§ Aim
Transcribe the material verbatim in full; the pictures do not belong in the copy.

§ Data excerpt
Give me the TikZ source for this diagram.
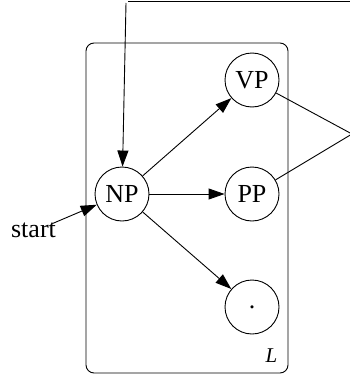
\documentclass[tikz,border=0pt]{standalone}
\usepackage{fontspec}
\setmainfont{Liberation Serif}
\usetikzlibrary{arrows.meta}
\begin{document}
\begin{tikzpicture}[x=1pt,y=-1pt,
  line width=0.9pt,
  state/.style={draw,circle,minimum size=54pt,inner sep=0pt,
    font=\fontsize{26}{30}\selectfont},
  edge/.style={-{Triangle[length=16pt,width=11pt]}},
  plain/.style={inner sep=0pt,font=\fontsize{26}{30}\selectfont}]
\useasboundingbox (0,0) rectangle (350,380);

% cluster frame
\draw[rounded corners=8pt] (86,43) rectangle (288,373);
\node[inner sep=0pt,font=\fontsize{21}{24}\selectfont\itshape] (lab) at (271.5,356) {L};

% states
\node[state] (np) at (122,194) {NP};
\node[state] (vp) at (252,80) {VP};
\node[state] (pp) at (252,194) {PP};
\node[state] (end) at (252,307) {.};
\node[plain] (start) at (33.5,230.5) {start};

% loop-back path entering from above
\coordinate (tl) at (128,1);
\coordinate (tr) at (352,1);
\coordinate (tin) at (126,3);
\coordinate (join) at (352,134);

\draw (tl) -- (tr);
\draw[edge] (tin) -- (np);
\draw (vp) -- (join);
\draw (pp) -- (join);

% transitions
\draw[edge] ([xshift=-4pt,yshift=-1pt]start.north east) -- (np);
\draw[edge] (np) -- (vp);
\draw[edge] (np) -- (pp);
\draw[edge] (np) -- (end);
\end{tikzpicture}
\end{document}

§ Solved exercise
Give me the TikZ source for this diagram.
\documentclass[tikz,border=0pt]{standalone}
\usepackage{fontspec}
\setmainfont{Liberation Serif}
\usetikzlibrary{arrows.meta}
\begin{document}
\begin{tikzpicture}[x=1pt,y=-1pt,
  line width=0.9pt,
  state/.style={draw,circle,minimum size=54pt,inner sep=0pt,
    font=\fontsize{26}{30}\selectfont},
  edge/.style={-{Triangle[length=16pt,width=11pt]}},
  plain/.style={inner sep=0pt,font=\fontsize{26}{30}\selectfont}]
\useasboundingbox (0,0) rectangle (350,380);

% cluster frame
\draw[rounded corners=8pt] (86,43) rectangle (288,373);
\node[inner sep=0pt,font=\fontsize{21}{24}\selectfont\itshape] (lab) at (271.5,356) {L};

% states
\node[state] (np) at (122,194) {NP};
\node[state] (vp) at (252,80) {VP};
\node[state] (pp) at (252,194) {PP};
\node[state] (end) at (252,307) {.};
\node[plain] (start) at (33.5,230.5) {start};

% loop-back path entering from above
\coordinate (tl) at (128,1);
\coordinate (tr) at (352,1);
\coordinate (tin) at (126,3);
\coordinate (join) at (352,134);

\draw (tl) -- (tr);
\draw[edge] (tin) -- (np);
\draw (vp) -- (join);
\draw (pp) -- (join);

% transitions
\draw[edge] ([xshift=-4pt,yshift=-1pt]start.north east) -- (np);
\draw[edge] (np) -- (vp);
\draw[edge] (np) -- (pp);
\draw[edge] (np) -- (end);
\end{tikzpicture}
\end{document}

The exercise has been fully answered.